▸ **Goal of the exercise**: All pictures are to be skipped; retype only the lines from the top of the entries through the line with "fig = go.Figure()", both included.

▸ **Available records**:
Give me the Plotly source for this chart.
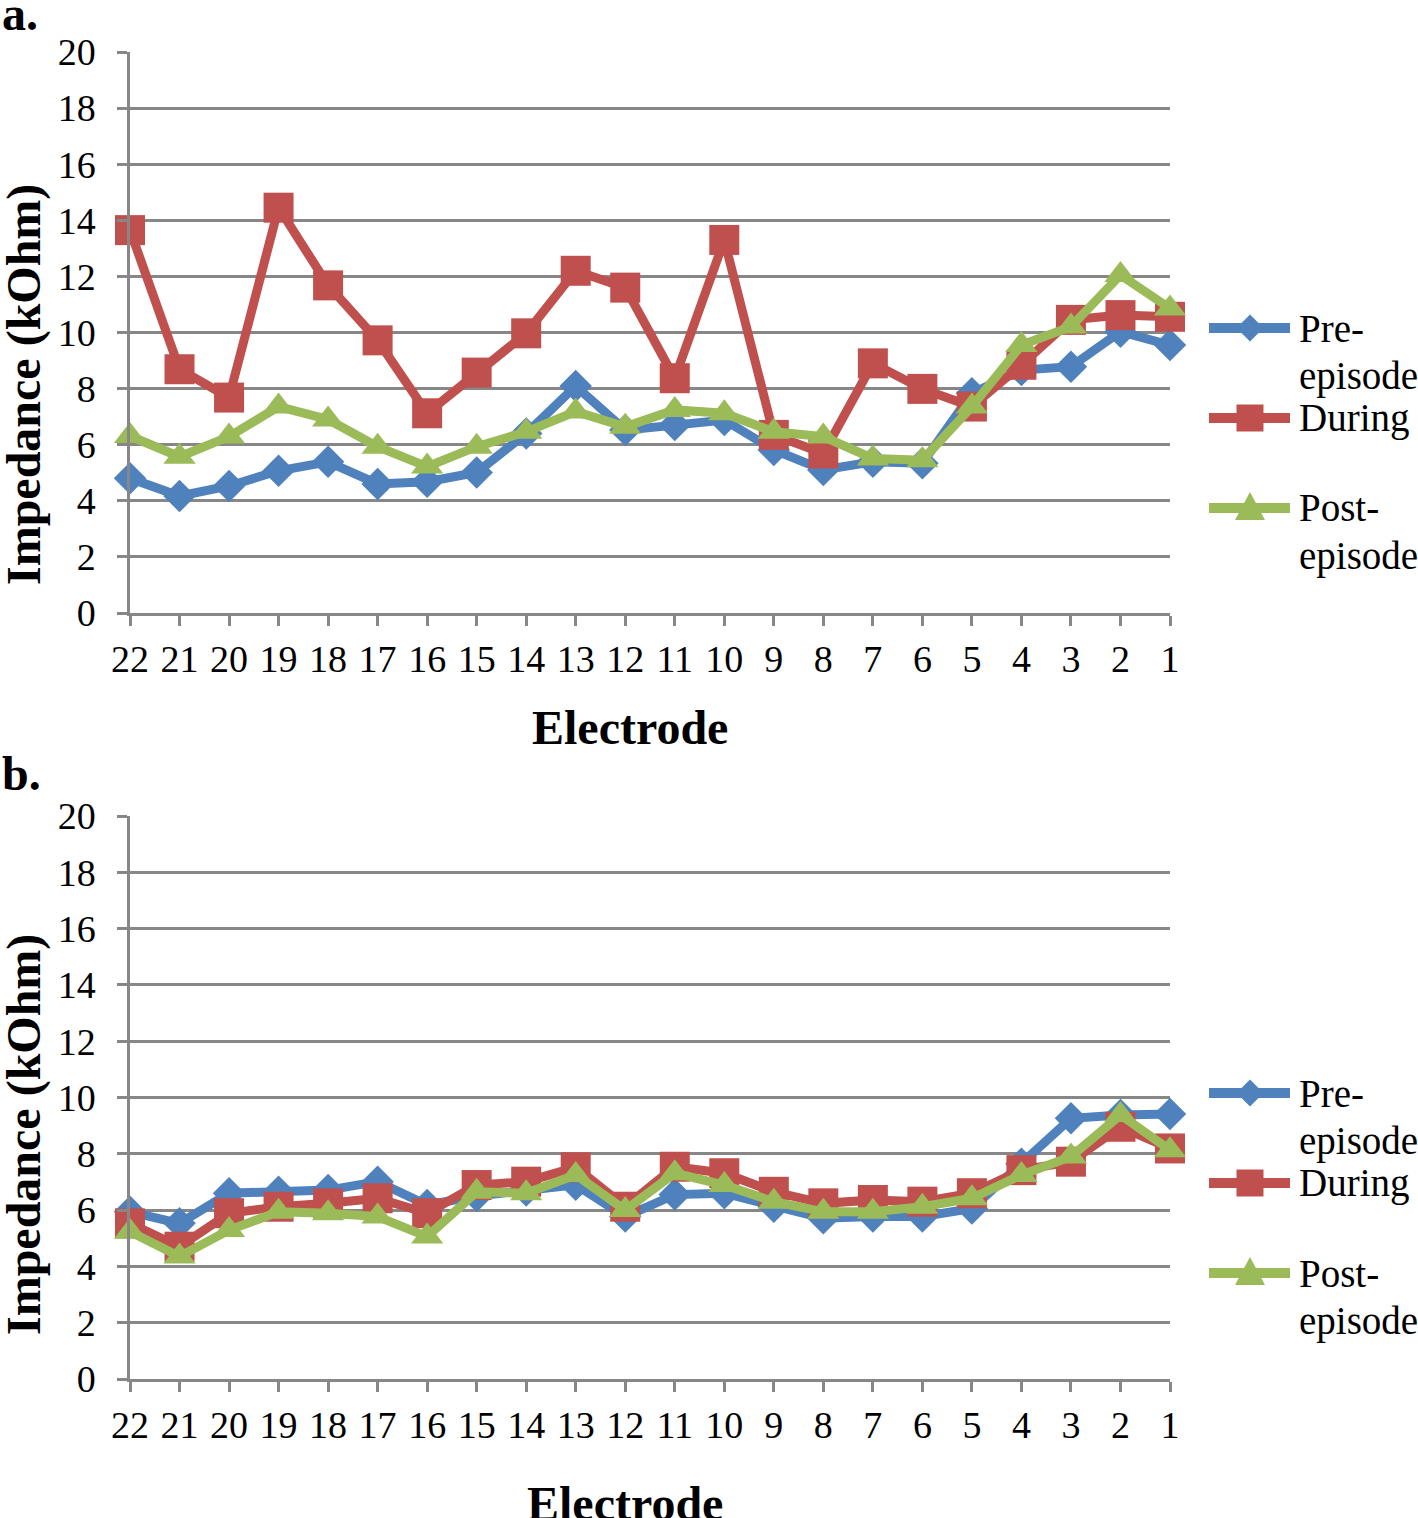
import plotly.graph_objects as go

electrodes = ["22", "21", "20", "19", "18", "17", "16", "15", "14", "13", "12",
              "11", "10", "9", "8", "7", "6", "5", "4", "3", "2", "1"]

a_pre = [4.80, 4.17, 4.53, 5.07, 5.39, 4.60, 4.68, 5.01, 6.40, 8.09, 6.52,
         6.70, 6.88, 5.81, 5.10, 5.39, 5.34, 7.83, 8.66, 8.78, 10.03, 9.55]
a_during = [13.65, 8.69, 7.68, 14.45, 11.68, 9.72, 7.12, 8.57, 9.97, 12.20, 11.60,
            8.37, 13.30, 6.35, 5.69, 8.90, 7.99, 7.36, 8.85, 10.45, 10.62, 10.56]
a_post = [6.31, 5.57, 6.29, 7.36, 6.90, 5.93, 5.22, 5.93, 6.46, 7.18, 6.64,
          7.24, 7.12, 6.46, 6.29, 5.51, 5.45, 7.36, 9.55, 10.21, 12.05, 10.86]

b_pre = [5.94, 5.53, 6.60, 6.65, 6.71, 7.01, 6.18, 6.50, 6.70, 6.90, 5.77,
         6.55, 6.60, 6.12, 5.71, 5.77, 5.77, 6.06, 7.65, 9.26, 9.38, 9.41]
b_during = [5.53, 4.70, 5.89, 6.12, 6.24, 6.42, 5.89, 6.89, 7.01, 7.52, 6.12,
            7.54, 7.31, 6.65, 6.24, 6.36, 6.30, 6.60, 7.42, 7.72, 8.96, 8.19]
b_post = [5.23, 4.35, 5.29, 5.94, 5.89, 5.77, 5.06, 6.65, 6.60, 7.25, 6.00,
          7.31, 6.89, 6.30, 5.94, 5.94, 6.12, 6.42, 7.25, 7.90, 9.38, 8.13]

series_names = ["Pre-episode", "During", "Post-episode"]
legend_lines = [["Pre-", "episode"], ["During"], ["Post-", "episode"]]
colors = ["#4F81BD", "#C0504D", "#9BBB59"]
symbols = ["diamond", "square", "triangle-up"]
sizes = [25, 30, 28]

W, H = 1418, 1518
L, R, T, B = 130, 248, 52, 139
ph = H - T - B
pw = W - L - R
FONT = "Liberation Serif"
GRID = "#878787"


def py(pix):
    return (H - B - pix) / ph


def px(pix):
    return (pix - L) / pw


fig = go.Figure()

panels = [("x", "y", [a_pre, a_during, a_post]),
          ("x2", "y2", [b_pre, b_during, b_post])]
for xa, ya, data in panels:
    for name, vals, c, s, sz in zip(series_names, data, colors, symbols, sizes):
        fig.add_trace(go.Scatter(
            x=electrodes, y=vals, name=name, mode="lines+markers",
            line=dict(color=c, width=9),
            marker=dict(symbol=s, size=sz, color=c, line=dict(width=0)),
            xaxis=xa, yaxis=ya, showlegend=False, cliponaxis=False))

axis_common = dict(showline=True, linecolor=GRID, linewidth=2.5,
                   ticks="outside", ticklen=10, tickwidth=2.5, tickcolor=GRID,
                   tickfont=dict(family=FONT, size=38, color="black"))

fig.update_layout(
    width=W, height=H, margin=dict(l=L, r=R, t=T, b=B),
    paper_bgcolor="white", plot_bgcolor="white",
    font=dict(family=FONT, size=38, color="black"),
    showlegend=False,
    xaxis=dict(domain=[0, 1], anchor="y", range=[0, 21], type="category",
               showgrid=False, zeroline=False, ticklabelstandoff=1, **axis_common),
    xaxis2=dict(domain=[0, 1], anchor="y2", range=[0, 21], type="category",
                showgrid=False, zeroline=False, ticklabelstandoff=1, **axis_common),
    yaxis=dict(domain=[py(613), 1], anchor="x", range=[0, 20], dtick=2,
               showgrid=True, gridcolor=GRID, gridwidth=2.5, zeroline=False,
               ticklabelstandoff=14, **axis_common),
    yaxis2=dict(domain=[0, py(816)], anchor="x2", range=[0, 20], dtick=2,
                showgrid=True, gridcolor=GRID, gridwidth=2.5, zeroline=False,
                ticklabelstandoff=14, **axis_common),
)


def txt(text, x, y, size, xanchor="center", yanchor="middle", angle=0):
    fig.add_annotation(text=text, x=px(x), y=py(y), xref="paper", yref="paper",
                       xanchor=xanchor, yanchor=yanchor, textangle=angle,
                       showarrow=False,
                       font=dict(family=FONT, size=size, color="black"))


# panel labels and axis titles
txt("<b>a.</b>", 0, -15, 48, "left", "top")
txt("<b>b.</b>", 0, 745, 48, "left", "top")
txt("<b>Electrode</b>", 630, 728, 48)
txt("<b>Electrode</b>", 625, 1503, 48)
txt("<b>Impedance (kOhm)</b>", 24, 385, 48, angle=-90)
txt("<b>Impedance (kOhm)</b>", 24, 1135, 48, angle=-90)


# custom legend (glyph + text) for each panel
def glyph_path(sym, cx, cy):
    if sym == "diamond":
        h = 13.5
        pts = [(cx, cy - h), (cx + h, cy), (cx, cy + h), (cx - h, cy)]
    elif sym == "square":
        h = 13.5
        pts = [(cx - h, cy - h), (cx + h, cy - h), (cx + h, cy + h), (cx - h, cy + h)]
    else:
        pts = [(cx, cy - 16), (cx + 15, cy + 12), (cx - 15, cy + 12)]
    return "M " + " L ".join(f"{px(a):.5f},{py(b):.5f}" for a, b in pts) + " Z"


legend_tops = [328, 1093]
item_offsets = [0, 90, 180]
for top in legend_tops:
    for lines, c, s, off in zip(legend_lines, colors, symbols, item_offsets):
        yy = top + off
        fig.add_shape(type="line", xref="paper", yref="paper",
                      x0=px(1209), x1=px(1290), y0=py(yy), y1=py(yy),
                      line=dict(color=c, width=10))
        fig.add_shape(type="path", xref="paper", yref="paper",
                      path=glyph_path(s, 1250, yy), fillcolor=c,
                      line=dict(width=0))
        for k, ln in enumerate(lines):
            txt(ln, 1297, yy + 48 * k, 39, "left", "middle")

fig.write_html("out.html",
               config={"displayModeBar": False},
               post_script="document.body.style.margin='0';document.body.style.overflow='hidden';")
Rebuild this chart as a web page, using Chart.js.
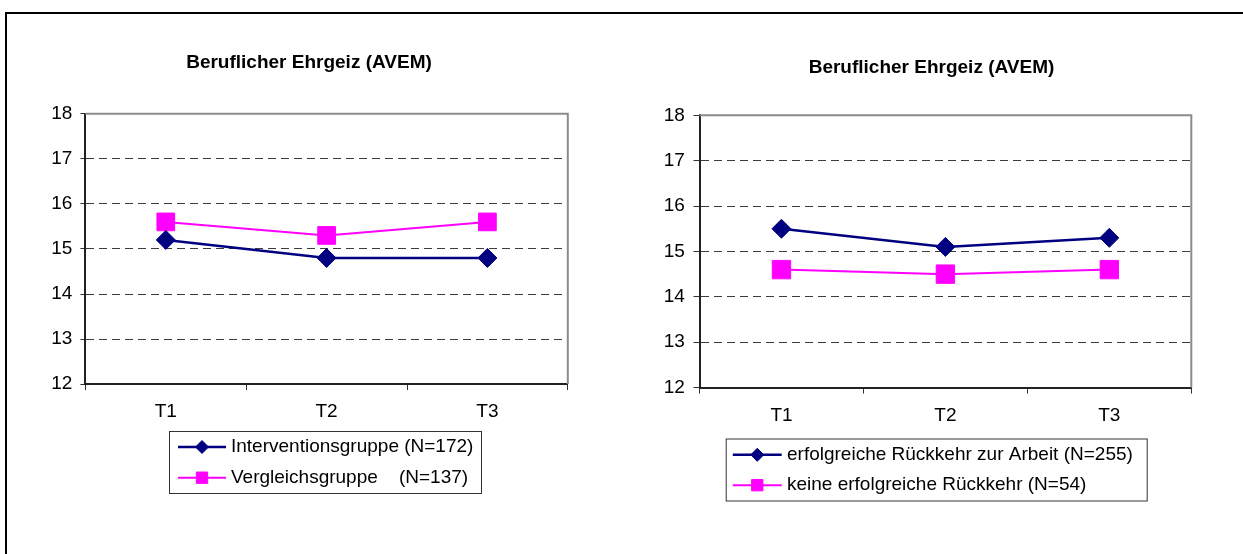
<!DOCTYPE html>
<html>
<head>
<meta charset="utf-8">
<script src="https://cdn.jsdelivr.net/npm/chart.js@4/dist/chart.umd.min.js"></script>
<style>
  body { margin: 0; background: #fff; }
  .rahmen { position: absolute; left: 5px; top: 12px; right: 0; bottom: 0; border-top: 2px solid #000; border-left: 2px solid #000; }
  .feld { position: absolute; top: 0; height: 554px; }
</style>
</head>
<body>
<div class="rahmen"></div>
<div class="feld" style="left:0;width:618px"><canvas id="chartLinks"></canvas></div>
<div class="feld" style="left:620px;width:623px"><canvas id="chartRechts"></canvas></div>
<script>
const zeitpunkte = ['T1', 'T2', 'T3'];
const interventionsgruppe = [15.2, 14.8, 14.8];
const vergleichsgruppe = [15.6, 15.3, 15.6];
const rueckkehrErfolgreich = [15.5, 15.1, 15.3];
const rueckkehrKeine = [14.6, 14.5, 14.6];
const titel = 'Beruflicher Ehrgeiz (AVEM)';
const yMin = 12;
const yMax = 18;

const schrift = 'Arial, "Liberation Sans", sans-serif';
const blau = '#000080';
const pink = '#ff00ff';

// grauer Rahmen oben und rechts um die Zeichenfläche
const rahmenPlugin = {
    id: 'rahmen',
    beforeDatasetsDraw(chart) {
        const { ctx, chartArea: a } = chart;
        ctx.save();
        ctx.strokeStyle = '#8c8c8c';
        ctx.lineWidth = 2;
        ctx.beginPath();
        ctx.moveTo(a.left, a.top);
        ctx.lineTo(a.right, a.top);
        ctx.lineTo(a.right, a.bottom);
        ctx.stroke();
        ctx.restore();
    }
};

// Titel frei positioniert (nicht über die Achse zentriert)
const titelPlugin = {
    id: 'titelText',
    afterDraw(chart, args, o) {
        const ctx = chart.ctx;
        ctx.save();
        ctx.fillStyle = '#000';
        ctx.font = 'bold 19px ' + schrift;
        ctx.textAlign = 'center';
        ctx.textBaseline = 'middle';
        ctx.fillText(o.text, o.x, o.y);
        ctx.restore();
    }
};

// Legende im Kasten mit Linie + Marker wie in Excel
const legendePlugin = {
    id: 'kastenLegende',
    afterDraw(chart, args, o) {
        const ctx = chart.ctx;
        ctx.save();
        ctx.fillStyle = '#fff';
        ctx.fillRect(o.x, o.y, o.w, o.h);
        ctx.strokeStyle = '#333';
        ctx.lineWidth = 1;
        ctx.strokeRect(o.x + 0.5, o.y + 0.5, o.w, o.h);
        chart.data.datasets.forEach((ds, i) => {
            const y = o.zeilen[i];
            ctx.strokeStyle = ds.borderColor;
            ctx.lineWidth = ds.borderWidth;
            ctx.beginPath();
            ctx.moveTo(o.linie[0], y);
            ctx.lineTo(o.linie[1], y);
            ctx.stroke();
            ctx.fillStyle = ds.pointBackgroundColor;
            ctx.strokeStyle = ds.pointBorderColor;
            ctx.lineWidth = 1;
            Chart.helpers.drawPoint(ctx, { pointStyle: ds.pointStyle, radius: o.punkt[i], borderWidth: 1 },
                (o.linie[0] + o.linie[1]) / 2, y);
            ctx.fillStyle = '#000';
            ctx.font = '19px ' + schrift;
            ctx.textBaseline = 'middle';
            ctx.textAlign = 'left';
            ctx.fillText(ds.label, o.text, y);
        });
        ctx.restore();
    }
};

function reihe(label, daten, farbe, form, radius, breite) {
    return {
        label: label,
        data: daten,
        borderColor: farbe,
        backgroundColor: farbe,
        borderWidth: breite,
        pointStyle: form,
        pointRadius: radius,
        pointBackgroundColor: farbe,
        pointBorderColor: farbe,
        pointBorderWidth: 1,
        tension: 0
    };
}

function ehrgeizChart(id, datasets, m) {
    return new Chart(document.getElementById(id), {
        type: 'line',
        data: { labels: zeitpunkte, datasets: datasets },
        plugins: [rahmenPlugin, titelPlugin, legendePlugin],
        options: {
            responsive: true,
            maintainAspectRatio: false,
            animation: false,
            events: [],
            layout: { padding: m.padding },
            plugins: {
                legend: { display: false },
                tooltip: { enabled: false },
                title: { display: false },
                titelText: { text: titel, x: m.titel[0], y: m.titel[1] },
                kastenLegende: m.legende
            },
            scales: {
                x: {
                    offset: true,
                    afterFit: (s) => { s.height = 50; },
                    ticks: { padding: m.xPadding, color: '#000', font: { family: schrift, size: 19 } },
                    grid: { offset: true, drawOnChartArea: false, tickLength: 6, color: '#333', tickColor: '#333' },
                    border: { display: true, color: '#222', width: 2 }
                },
                y: {
                    min: yMin,
                    max: yMax,
                    afterFit: (s) => { s.width = 50; },
                    ticks: { stepSize: 1, padding: m.yPadding, color: '#000', font: { family: schrift, size: 19 } },
                    grid: {
                        color: (c) => (c.tick && (c.tick.value === yMin || c.tick.value === yMax)) ? 'rgba(0,0,0,0)' : '#3c3c3c',
                        tickColor: '#333',
                        tickLength: m.yTick,
                        lineWidth: 1
                    },
                    border: { display: true, color: '#222', width: 2, dash: [8, 5] }
                }
            }
        }
    });
}

ehrgeizChart('chartLinks', [
    reihe('Interventionsgruppe (N=172)', interventionsgruppe, blau, 'rectRot', 9.5, 2.5),
    reihe('Vergleichsgruppe    (N=137)', vergleichsgruppe, pink, 'rect', 12.5, 2)
], {
    padding: { left: 35.4, right: 50.2, top: 113.8, bottom: 119.9 },
    titel: [309, 62.9],
    xPadding: 10.5,
    yPadding: 8,
    yTick: 5,
    legende: { x: 169, y: 431, w: 312, h: 62, zeilen: [447, 477.7], linie: [178, 226], text: 231, punkt: [6.5, 8] }
});

ehrgeizChart('chartRechts', [
    reihe('erfolgreiche Rückkehr zur Arbeit (N=255)', rueckkehrErfolgreich, blau, 'rectRot', 9.5, 2.5),
    reihe('keine erfolgreiche Rückkehr (N=54)', rueckkehrKeine, pink, 'rect', 13, 2)
], {
    padding: { left: 29.5, right: 51.7, top: 115.3, bottom: 116.4 },
    titel: [311.5, 67.8],
    xPadding: 10.8,
    yPadding: 8.7,
    yTick: 6,
    legende: { x: 105.7, y: 438.5, w: 421, h: 62, zeilen: [454.8, 485.2], linie: [112.8, 161.7], text: 167, punkt: [6.5, 8] }
});
</script>
</body>
</html>
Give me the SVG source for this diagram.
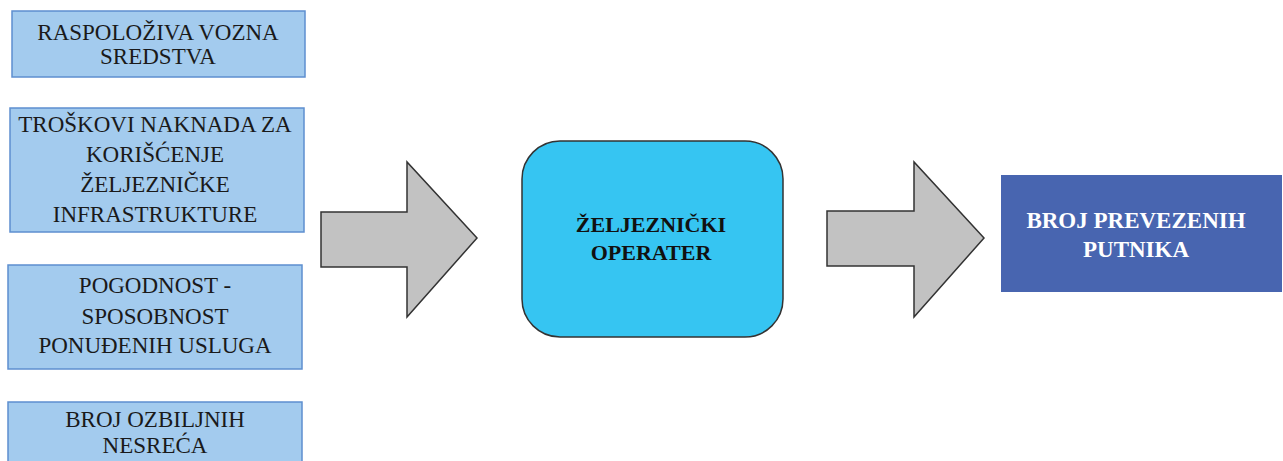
<svg xmlns="http://www.w3.org/2000/svg" width="1283" height="461" viewBox="0 0 1283 461">
<style>
.in{fill:#a3cbee;stroke:#5e8fcf;stroke-width:1.5}
.t{font-family:"Liberation Serif",serif;font-size:23px;fill:#1a1a1a;text-anchor:middle}
.b{font-family:"Liberation Serif",serif;font-size:22px;font-weight:bold;text-anchor:middle}
.w{font-size:23px}
.arr{fill:#c2c2c2;stroke:#333;stroke-width:1.5;stroke-linejoin:miter}
</style>
<rect width="1283" height="461" fill="#fff"/>
<g id="n1"><rect class="in" x="12" y="11" width="293" height="66"/>
<text class="t" x="158" y="40">RASPOLOŽIVA VOZNA</text><text class="t" x="158" y="64">SREDSTVA</text></g>
<g id="n2"><rect class="in" x="10" y="108" width="294" height="124"/>
<text class="t" x="155" y="132">TROŠKOVI NAKNADA ZA</text><text class="t" x="155" y="162">KORIŠĆENJE</text><text class="t" x="155" y="192">ŽELJEZNIČKE</text><text class="t" x="155" y="222">INFRASTRUKTURE</text></g>
<g id="n3"><rect class="in" x="8" y="265" width="294" height="104"/>
<text class="t" x="155" y="293">POGODNOST -</text><text class="t" x="155" y="324">SPOSOBNOST</text><text class="t" x="155" y="353">PONUĐENIH USLUGA</text></g>
<g id="n4"><rect class="in" x="8" y="402" width="294" height="70"/>
<text class="t" x="155" y="427">BROJ OZBILJNIH</text><text class="t" x="155" y="453">NESREĆA</text></g>
<g id="connectors">
<polygon class="arr" points="321,212 407,212 407,162 477,238 407,317 407,267 321,267"/>
<polygon class="arr" points="827,211 914,211 914,162 984,238 914,317 914,266 827,266"/>
</g>
<g id="op"><rect x="522" y="141" width="261" height="196" rx="38" ry="38" fill="#36c5f2" stroke="#333" stroke-width="1.5"/>
<text class="b" x="651" y="232" fill="#111">ŽELJEZNIČKI</text><text class="b" x="651" y="260" fill="#111">OPERATER</text></g>
<g id="out"><rect x="1001" y="175" width="281" height="117" fill="#4865b0"/>
<text class="b w" x="1136" y="228" fill="#fff">BROJ PREVEZENIH</text><text class="b w" x="1136" y="257" fill="#fff">PUTNIKA</text></g>
</svg>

▸ **In response**:
Give me the Plotly source for this chart.
import plotly.graph_objects as go

electrodes = ["22", "21", "20", "19", "18", "17", "16", "15", "14", "13", "12",
              "11", "10", "9", "8", "7", "6", "5", "4", "3", "2", "1"]

a_pre = [4.80, 4.17, 4.53, 5.07, 5.39, 4.60, 4.68, 5.01, 6.40, 8.09, 6.52,
         6.70, 6.88, 5.81, 5.10, 5.39, 5.34, 7.83, 8.66, 8.78, 10.03, 9.55]
a_during = [13.65, 8.69, 7.68, 14.45, 11.68, 9.72, 7.12, 8.57, 9.97, 12.20, 11.60,
            8.37, 13.30, 6.35, 5.69, 8.90, 7.99, 7.36, 8.85, 10.45, 10.62, 10.56]
a_post = [6.31, 5.57, 6.29, 7.36, 6.90, 5.93, 5.22, 5.93, 6.46, 7.18, 6.64,
          7.24, 7.12, 6.46, 6.29, 5.51, 5.45, 7.36, 9.55, 10.21, 12.05, 10.86]

b_pre = [5.94, 5.53, 6.60, 6.65, 6.71, 7.01, 6.18, 6.50, 6.70, 6.90, 5.77,
         6.55, 6.60, 6.12, 5.71, 5.77, 5.77, 6.06, 7.65, 9.26, 9.38, 9.41]
b_during = [5.53, 4.70, 5.89, 6.12, 6.24, 6.42, 5.89, 6.89, 7.01, 7.52, 6.12,
            7.54, 7.31, 6.65, 6.24, 6.36, 6.30, 6.60, 7.42, 7.72, 8.96, 8.19]
b_post = [5.23, 4.35, 5.29, 5.94, 5.89, 5.77, 5.06, 6.65, 6.60, 7.25, 6.00,
          7.31, 6.89, 6.30, 5.94, 5.94, 6.12, 6.42, 7.25, 7.90, 9.38, 8.13]

series_names = ["Pre-episode", "During", "Post-episode"]
legend_lines = [["Pre-", "episode"], ["During"], ["Post-", "episode"]]
colors = ["#4F81BD", "#C0504D", "#9BBB59"]
symbols = ["diamond", "square", "triangle-up"]
sizes = [25, 30, 28]

W, H = 1418, 1518
L, R, T, B = 130, 248, 52, 139
ph = H - T - B
pw = W - L - R
FONT = "Liberation Serif"
GRID = "#878787"


def py(pix):
    return (H - B - pix) / ph


def px(pix):
    return (pix - L) / pw


fig = go.Figure()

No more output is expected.